Members' Meeting and Ordinary General Assembly

In compliance with the provisions of Articles 181 and 422 of the Code of Commerce, we remind you that the highest corporate body of the company, the Shareholders' Meeting or General Assembly, must meet at least once a year, at the time established in the bylaws and in silence of these no later than March 31 of the current year, The purpose of this meeting will be to examine the situation of the corporation, appoint the administrators and other officers of its choice, determine the economic guidelines, consider the accounts and balance sheets of the last fiscal year, decide on the distribution of profits and agree on all the measures tending to ensure the fulfillment of the corporate purpose.

The following are some notes of interest for the holding of ordinary meetings:

Call: The call shall be made in accordance with the terms established in the bylaws, which must indicate who may call the meeting, the means of notification of the call and how far in advance it is to be made. In the event that the bylaws do not establish these terms or if any of them is missing, the call shall be made in accordance with the Law, in the following terms:

Convenor: The Meeting may be convened by the directors or by the statutory auditor. (Article 181 of the Code of Commerce).

Means by which the call is made:

This may be called by means of a notice to be published in a newspaper circulating in the main domicile of the corporation (Article 424 of the Code of Commerce).

Advance notice: In General Partnerships, Limited Partnerships, Joint Stock Companies, Limited Liability Companies and Corporations, the call must be made at least 15 working days in advance (Article 424 of the Code of Commerce). In Simplified Joint Stock Companies (S.A.S.) the call must be made at least 5 business days in advance (Article 20 of Law 1258). These terms must be counted as from the day following the notification of the notice and until the day before the meeting is held.

What the notice must contain: The notice must contain the name of the company, the name of the collegiate body to be convened, date, time, city and place of the meeting (Article 426 of the Commercial Code). It should be noted that the ordinary meeting must be held at the main domicile of the company, except in the case of an Assembly of a Simplified Joint Stock Company, which may meet outside the main domicile, even if a universal quorum is not present (Article 18 of Law 1258 of 2008).

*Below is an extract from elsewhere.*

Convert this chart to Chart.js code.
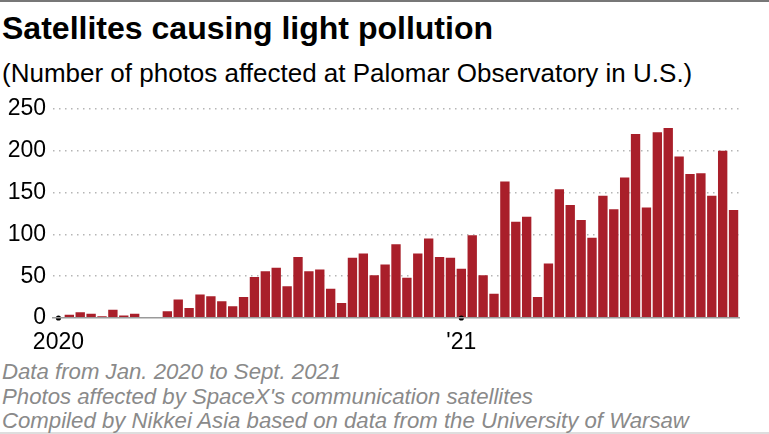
<!DOCTYPE html>
<html>
<head>
<meta charset="utf-8">
<script src="https://cdn.jsdelivr.net/npm/chart.js@4"></script>
<style>
  html, body { margin: 0; padding: 0; background: #fff; }
  body { width: 769px; height: 434px; position: relative; overflow: hidden; font-family: "Liberation Sans", Arial, sans-serif; }
  #topline { position: absolute; left: 0; top: 0; width: 769px; height: 2px; background: #777; }
  #bottomline { position: absolute; left: 0; top: 432px; width: 769px; height: 2px; background: #dedede; }
  #title { position: absolute; left: 2px; top: 11px; font-size: 31px; font-weight: bold; color: #000; white-space: nowrap; transform: scaleX(1.033); transform-origin: 0 0; }
  #subtitle { position: absolute; left: 2px; top: 58px; font-size: 26px; color: #000; white-space: nowrap; }
  #wrap { position: absolute; left: 0; top: 88px; width: 769px; height: 262px; }
  .foot { position: absolute; left: 2px; font-size: 22.2px; font-style: italic; color: #8a8a8a; white-space: nowrap; }
</style>
</head>
<body>
<div id="topline"></div>
<div id="bottomline"></div>
<div id="title">Satellites causing light pollution</div>
<div id="subtitle">(Number of photos affected at Palomar Observatory in U.S.)</div>
<div id="wrap"><canvas id="c" width="769" height="262"></canvas></div>
<div class="foot" style="top:359px">Data from Jan. 2020 to Sept. 2021</div>
<div class="foot" style="top:384px">Photos affected by SpaceX's communication satellites</div>
<div class="foot" style="top:408px">Compiled by Nikkei Asia based on data from the University of Warsaw</div>
<script>
// 10-day periods, Jan. 2020 - Sept. 2021
const categories = Array.from({length: 63}, (_, i) => 'P' + (i + 1));
const photosAffected = [
  0, 4, 7, 5, 2, 10, 3, 5, 0, 1,
  8, 22, 12, 28, 26, 20, 14, 25, 49, 56,
  60, 38, 73, 56, 58, 35, 18, 72, 77, 51,
  64, 88, 48, 77, 95, 73, 72, 59, 99, 51,
  29, 163, 115, 121, 25, 65, 154, 135, 117, 96,
  146, 130, 168, 220, 132, 222, 227, 193, 172, 173,
  146, 200, 129
];
const tickLabels = categories.map((_, i) => i === 0 ? '2020' : (i === 37 ? "'21" : ''));
const tickMarks = categories.map((_, i) => (i === 0 || i === 37) ? 0 : null);
const yTicks = [0, 50, 100, 150, 200, 250];

const FONT = '"Liberation Sans", Arial, sans-serif';

new Chart(document.getElementById('c'), {
  data: {
    labels: categories,
    datasets: [
      {
        type: 'line',
        data: tickMarks,
        showLine: false,
        pointRadius: 2.6,
        pointHoverRadius: 2.6,
        pointBackgroundColor: '#000',
        pointBorderWidth: 0,
        clip: false,
        order: 0
      },
      {
        type: 'bar',
        data: photosAffected,
        backgroundColor: '#a91f2a',
        borderWidth: 0,
        barPercentage: 0.86,
        categoryPercentage: 1.0,
        order: 1
      }
    ]
  },
  options: {
    responsive: false,
    animation: false,
    events: [],
    layout: { padding: { top: 18, right: 30, bottom: 0, left: 0 } },
    plugins: { legend: { display: false }, tooltip: { enabled: false } },
    scales: {
      x: {
        offset: true,
        grid: { display: false, drawTicks: false },
        border: { display: true, color: '#9a9a9a', width: 1.5, z: 1 },
        ticks: {
          autoSkip: false,
          maxRotation: 0,
          padding: 11,
          color: '#000',
          font: { family: FONT, size: 23 },
          callback: (v, i) => tickLabels[i]
        },
        afterFit: s => { s.height = 32; }
      },
      y: {
        min: 0,
        max: 250,
        afterBuildTicks: s => { s.ticks = yTicks.map(v => ({ value: v })); },
        grid: {
          drawTicks: false,
          color: c => (c.tick && c.tick.value === 0) ? 'rgba(0,0,0,0)' : '#b5b5b5',
          lineWidth: 1.5
        },
        border: { display: false, dash: [1.5, 4.5] },
        ticks: {
          padding: 7,
          color: '#000',
          font: { family: FONT, size: 23 }
        },
        afterFit: s => { s.width = 53; }
      }
    }
  }
});
</script>
</body>
</html>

Right of inspection: The partners or shareholders have the right to freely inspect by themselves or through their representatives the books and papers of the corporation. It should be noted that in General Partnerships, Limited Partnerships and Limited Liability Companies, the partners may exercise the right of inspection at any time (Articles 314, 328 and 369 of the Code of Commerce). In corporations, shareholders have the right of inspection within 15 business days prior to the ordinary meeting (Article 379 of the Commercial Code). Finally, in Simplified Joint Stock Companies (S.A.S.) shareholders may exercise their right of inspection within 5 business days prior to the ordinary meeting (Article 20 of Law 1258).

Representation of partners or shareholders: Any partner or shareholder may be represented at meetings of the Board of Partners or Assembly by means of a power of attorney, which must be in writing (letter, email, fax, among others), with full identification of the person to whom it is granted, to whom the latter may substitute it, and the date of the meeting for which it is granted. It is not necessary that the power of attorney contains authentication of signature or acknowledgment of content before a Notary Public.

Quorum: In order to hold the meeting it is necessary to have the presence or representation of a plural number of partners or shareholders, which varies depending on the type of corporation. Namely, in the General Partnership, in the absence of express stipulation in the bylaws, it will be the numerical majority of the associates, regardless of their contribution. In Limited Partnerships and Joint Stock Companies, it will be the numerical majority of the managers and with a plural number of limited partners representing at least half plus one of the quotas or shares into which the capital stock is divided. In Limited Liability Companies it will be a plural number of partners representing at least half plus one of the quotas into which the capital stock is divided. In Corporations, the meeting will deliberate with a plural number of partners representing at least one half plus one of the subscribed shares, unless a lower quorum is agreed upon in the bylaws; and finally, in Simplified Joint Stock Companies, unless otherwise stipulated in the bylaws, the meeting will deliberate with one or more shareholders representing at least one half plus one of the subscribed shares.

In the event that the call to the ordinary meeting of the Shareholders' Meeting or Assembly is not made, or is improperly made, the partners or shareholders may meet in their own right on the first business day of April at 10:00 a.m. at the main domicile of the corporation, and may deliberate and decide with any plural number of shares present (Article 422 of the Code of Commerce). In the event that the meeting is held, but there is not a quorum to deliberate, a second call for an Assembly or Shareholders' Meeting must be made (Article 429 of the Code of Commerce).